Short problem —
Beginning with the line that contains "Write a Python", retype the entries below exactly, ending with the line that contains "from matplotlib.legend_handler import". Leave out any pictures.

'''

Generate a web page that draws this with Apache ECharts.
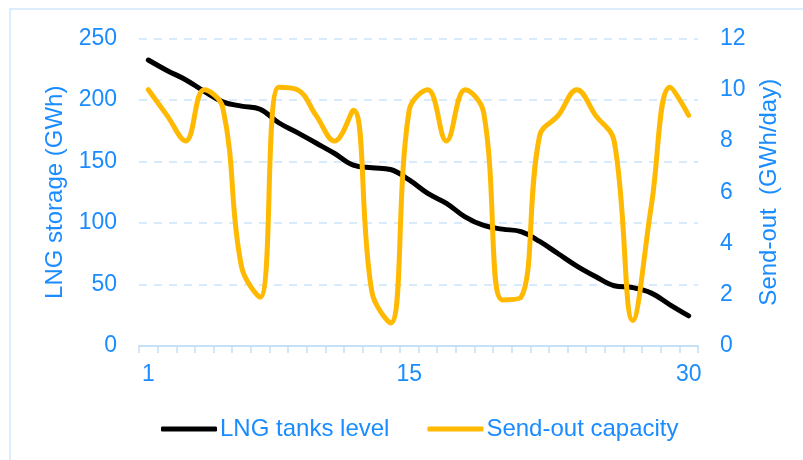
<!DOCTYPE html>
<html>
<head>
<meta charset="utf-8">
<script src="https://cdn.jsdelivr.net/npm/echarts@6/dist/echarts.min.js"></script>
<style>
  html, body { margin: 0; padding: 0; background: #ffffff; }
  #chart { width: 803px; height: 460px; }
</style>
</head>
<body>
<div id="chart"></div>
<script>
// Days of the month
const days = Array.from({ length: 30 }, (_, i) => String(i + 1));
// LNG held in tanks (GWh)
const tanksLevel = [232.5, 224, 216.5, 207, 198.5, 195, 192.5, 181.5, 173.5, 165,
                    156.5, 147, 145, 143.5, 135, 124, 116, 105, 98, 95,
                    93, 85, 75, 65, 56.5, 49, 47.5, 43, 33.5, 24.5];
// Daily send-out capacity (GWh/day)
const sendOut = [10, 9, 8, 10, 9.3, 3.1, 1.9, 10.1, 10, 9,
                 8, 9.2, 2.1, 0.9, 9.2, 10, 8, 10, 9.1, 1.8,
                 1.9, 8.2, 9, 10, 9, 8, 1, 5.5, 10.1, 9];
// Category labels that are printed on the day axis
const shownDays = ['1', '15', '30'];

const blue = '#1a8cff';
const font = 'Liberation Sans, Arial, sans-serif';
const fs = 23;
const fsBig = 24;

const chart = echarts.init(document.getElementById('chart'), null, { renderer: 'canvas' });
chart.setOption({
  animation: false,
  backgroundColor: '#ffffff',
  graphic: [{
    type: 'rect',
    shape: { x: 10, y: 9, width: 820, height: 480 },
    style: { fill: 'none', stroke: '#d2e8fb', lineWidth: 1.5 },
    silent: true
  }],
  grid: { left: 139, right: 105, top: 38.5, bottom: 114 },
  legend: {
    top: 412,
    left: 156,
    itemWidth: 56,
    itemHeight: 5,
    itemGap: 38,
    icon: 'roundRect',
    textStyle: { color: blue, fontSize: fsBig, fontFamily: font, padding: [0, 0, 0, -2] },
    data: ['LNG tanks level', 'Send-out capacity']
  },
  xAxis: {
    type: 'category',
    data: days,
    boundaryGap: true,
    axisLine: { lineStyle: { color: '#c6e0f8', width: 2 } },
    axisTick: { show: true, length: 7, interval: 0, lineStyle: { color: '#c6e0f8', width: 1.5 } },
    axisLabel: {
      color: blue, fontSize: fs, fontFamily: font, margin: 17,
      interval: 0,
      formatter: v => (shownDays.includes(v) ? v : '')
    },
    splitLine: { show: false }
  },
  yAxis: [{
    type: 'value',
    min: 0, max: 250, interval: 50,
    name: 'LNG storage (GWh)',
    nameLocation: 'middle',
    nameGap: 68,
    nameTextStyle: { color: blue, fontSize: fsBig, fontFamily: font },
    axisLine: { show: false },
    axisTick: { show: false },
    axisLabel: { color: blue, fontSize: fs, fontFamily: font, margin: 22 },
    splitLine: { lineStyle: { color: '#cce5fb', type: [8, 7], width: 1.5 } }
  }, {
    type: 'value',
    min: 0, max: 12, interval: 2,
    position: 'right',
    name: 'Send-out  (GWh/day)',
    nameLocation: 'middle',
    nameRotate: 90,
    nameGap: 59,
    nameTextStyle: { color: blue, fontSize: fsBig, fontFamily: font },
    axisLine: { show: false },
    axisTick: { show: false },
    axisLabel: { color: blue, fontSize: fs, fontFamily: font, margin: 22 },
    splitLine: { show: false }
  }],
  series: [{
    name: 'LNG tanks level',
    type: 'line',
    yAxisIndex: 0,
    data: tanksLevel,
    smooth: 0.4,
    showSymbol: false,
    itemStyle: { color: '#000000' },
    lineStyle: { color: '#000000', width: 5, cap: 'round', join: 'round' },
    z: 3
  }, {
    name: 'Send-out capacity',
    type: 'line',
    yAxisIndex: 1,
    data: sendOut,
    smooth: 0.4,
    showSymbol: false,
    itemStyle: { color: '#ffb900' },
    lineStyle: { color: '#ffb900', width: 5, cap: 'round', join: 'round' },
    z: 4
  }]
});
</script>
</body>
</html>
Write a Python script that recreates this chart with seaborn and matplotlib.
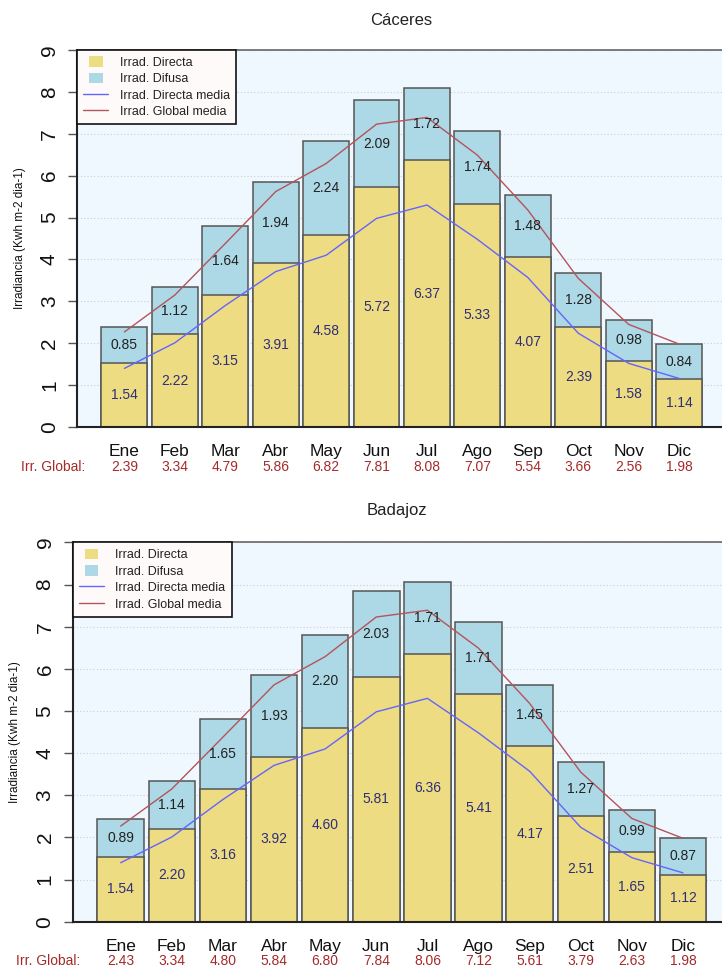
import numpy as np
import pandas as pd
import seaborn as sns
import matplotlib.pyplot as plt
import matplotlib.transforms as mtransforms
from matplotlib.patches import Patch, Rectangle
from matplotlib.lines import Line2D
from matplotlib.legend_handler import HandlerPatch

# Datos mensuales (kWh m-2 dia-1)
meses = ['Ene', 'Feb', 'Mar', 'Abr', 'May', 'Jun', 'Jul', 'Ago', 'Sep', 'Oct', 'Nov', 'Dic']

cac_directa = [1.54, 2.22, 3.15, 3.91, 4.58, 5.72, 6.37, 5.33, 4.07, 2.39, 1.58, 1.14]
cac_difusa = [0.85, 1.12, 1.64, 1.94, 2.24, 2.09, 1.72, 1.74, 1.48, 1.28, 0.98, 0.84]
cac_global = [2.39, 3.34, 4.79, 5.86, 6.82, 7.81, 8.08, 7.07, 5.54, 3.66, 2.56, 1.98]

bad_directa = [1.54, 2.20, 3.16, 3.92, 4.60, 5.81, 6.36, 5.41, 4.17, 2.51, 1.65, 1.12]
bad_difusa = [0.89, 1.14, 1.65, 1.93, 2.20, 2.03, 1.71, 1.71, 1.45, 1.27, 0.99, 0.87]
bad_global = [2.43, 3.34, 4.80, 5.84, 6.80, 7.84, 8.06, 7.12, 5.61, 3.79, 2.63, 1.98]

# medias de referencia (lineas)
media_directa = [1.40, 2.01, 2.90, 3.71, 4.10, 4.98, 5.30, 4.48, 3.57, 2.24, 1.52, 1.16]
media_global = [2.27, 3.15, 4.38, 5.62, 6.29, 7.23, 7.39, 6.49, 5.18, 3.55, 2.45, 1.98]

sns.set_style('white')
plt.rcParams['font.family'] = ['Liberation Sans', 'DejaVu Sans']

AMARILLO = '#EEDC82'
AZUL = '#ADD8E6'
FONDO = '#F0F8FF'
C_DIRECTA = '#6464ff'
C_GLOBAL = '#b5535b'
C_TXT_DIR = '#2e2e7a'
C_IRR = '#a52a2a'

fig = plt.figure(figsize=(7.22, 9.67), dpi=100)


def cuadrado(legend, orig_handle, xdescent, ydescent, width, height, fontsize):
    w = 0.55 * width
    return Rectangle((-xdescent + (width - w) / 2, -ydescent), w, height)


def panel(rect, titulo, directa, difusa, glob, y_tit, y_mes, y_glob, x_irr):
    ax = fig.add_axes(rect)
    ax.set_facecolor(FONDO)
    df = pd.DataFrame({'mes': meses, 'directa': directa,
                       'total': np.add(directa, difusa)})
    for col, color in [('total', AZUL), ('directa', AMARILLO)]:
        sns.barplot(data=df, x='mes', y=col, color=color, saturation=1,
                    width=1 / 1.1, edgecolor='#555555', linewidth=1.1,
                    errorbar=None, ax=ax, zorder=2)
    sns.lineplot(x=np.arange(12), y=media_directa, color=C_DIRECTA, lw=1,
                 ax=ax, zorder=3)
    sns.lineplot(x=np.arange(12), y=media_global, color=C_GLOBAL, lw=1,
                 ax=ax, zorder=3)

    for i in range(12):
        d, f = directa[i], difusa[i]
        ax.text(i, d / 2, f'{d:.2f}', ha='center', va='center',
                color=C_TXT_DIR, fontsize=10, zorder=4)
        ax.text(i, d + f / 2, f'{f:.2f}', ha='center', va='center',
                color='#222222', fontsize=10, zorder=4)

    ax.set_xlim(-0.94, 11.93)
    ax.set_ylim(0, 9)
    ax.set_yticks(range(10))
    ax.set_yticklabels([str(v) for v in range(10)], rotation=90, va='center',
                       fontsize=15, color='#111111')
    ax.tick_params(axis='y', left=True, length=6.5, width=1, color='#555555',
                   pad=6.5)
    ax.set_xticks([])
    ax.set_xlabel('')
    ax.set_ylabel('Irradiancia (Kwh m-2 dia-1)', fontsize=8.5, va='center',
                  color='#111111')
    ax.yaxis.set_label_coords(-0.088, 0.5)
    ax.yaxis.grid(True, linestyle=(0, (1, 2)), color='#cccccc', lw=0.8)
    ax.set_axisbelow(True)
    for s in ['left', 'bottom']:
        ax.spines[s].set_color('#222222')
        ax.spines[s].set_linewidth(1.5)
    ax.spines['top'].set_color('#666666')
    ax.spines['top'].set_linewidth(1.2)
    ax.spines['right'].set_visible(False)

    # etiquetas inferiores
    tr = mtransforms.blended_transform_factory(ax.transData, fig.transFigure)
    for i in range(12):
        ax.text(i, y_mes, meses[i], transform=tr, ha='center', va='center',
                fontsize=12.5, color='#111111')
        ax.text(i, y_glob, f'{glob[i]:.2f}', transform=tr, ha='center',
                va='center', fontsize=10, color=C_IRR)
    fig.text(x_irr, y_glob, 'Irr. Global:', ha='right', va='center',
             fontsize=10, color=C_IRR)
    fig.text(rect[0] + 0.5 * 0.8989, y_tit, titulo, ha='center', va='center',
             fontsize=12, color='#222222')

    handles = [Patch(facecolor=AMARILLO, edgecolor='none'),
               Patch(facecolor=AZUL, edgecolor='none'),
               Line2D([], [], color=C_DIRECTA, lw=1),
               Line2D([], [], color=C_GLOBAL, lw=1)]
    labels = ['Irrad. Directa', 'Irrad. Difusa', 'Irrad. Directa media',
              'Irrad. Global media']
    leg = ax.legend(handles, labels, loc='upper left', fontsize=9,
                    frameon=True, fancybox=False, borderaxespad=0,
                    labelspacing=0.32, handlelength=2.0, handleheight=0.9,
                    handletextpad=0.9, borderpad=0.5,
                    handler_map={Patch: HandlerPatch(patch_func=cuadrado)})
    for t in leg.get_texts():
        t.set_color('#222222')
    leg.get_frame().set_edgecolor('#111111')
    leg.get_frame().set_facecolor('#FFFAFA')
    leg.get_frame().set_alpha(1)
    leg.get_frame().set_linewidth(1.2)
    leg.set_zorder(5)
    return ax


panel([0.10665, 0.5584, 0.8989, 0.3899], 'Cáceres',
      cac_directa, cac_difusa, cac_global, 0.9793, 0.5336, 0.5171, 0.118)
panel([0.1006, 0.0468, 0.9112, 0.3923], 'Badajoz',
      bad_directa, bad_difusa, bad_global, 0.4716, 0.0207, 0.0062, 0.111)

fig.savefig('out.png', dpi=100)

'''

Result for this task —
Write a Python script that recreates this chart with seaborn and matplotlib.
import numpy as np
import pandas as pd
import seaborn as sns
import matplotlib.pyplot as plt
import matplotlib.transforms as mtransforms
from matplotlib.patches import Patch, Rectangle
from matplotlib.lines import Line2D
from matplotlib.legend_handler import HandlerPatch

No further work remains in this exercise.